Jersey Shore Top Ten Catchphrase Countdown: If You Have To Think About It…

We’re six episodes into the second season of Jersey Shore and we’re STILL talking about this stupid note? As the late, great Aaliyah would say, “We need a resolution!” Sadly, most of the fireworks happened at the end of this episode — gotta love Sammi Sweetheart’s right cross! — but there were still a slew of notable moments in this episode, covering the gamut from Situation flirting with a tranny to Vinny’s watermelon sized dong. Join us, won’t you, as we count down this week’s Top Ten Catchphrases from Jersey Shore?
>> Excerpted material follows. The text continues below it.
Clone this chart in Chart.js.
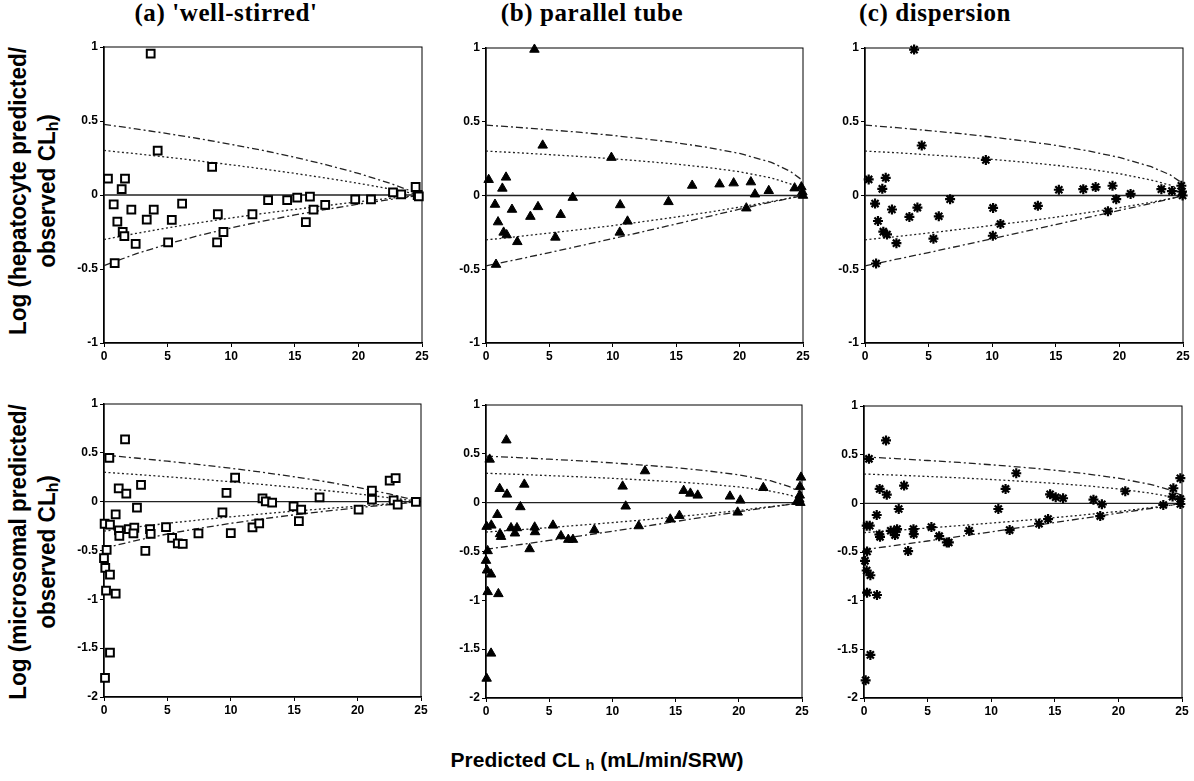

10) “She thinks her sh*t don’t stink. So I paid her no attention.”The Situation

Hmmmm, that’s not exactly how we saw it. While Sitch, Vinny and DJ Pauly D were scarfing down some brunch at the News Cafe — a restaurant, mind you, whose website automatically plays Pachelbel’s Canon in D major when you visit it (!!!) — some anonymous honey wearing short shorts walked by the table, catching their eye. We guess that when he said “paid her no attention,” Sitch really meant “stared at her ass until she vacated the premises.”

9) “I can see Angelina’s cougah in the mirror.”DJ Pauly D
Fortunately for all of us in the viewing audience at home, we couldn’t.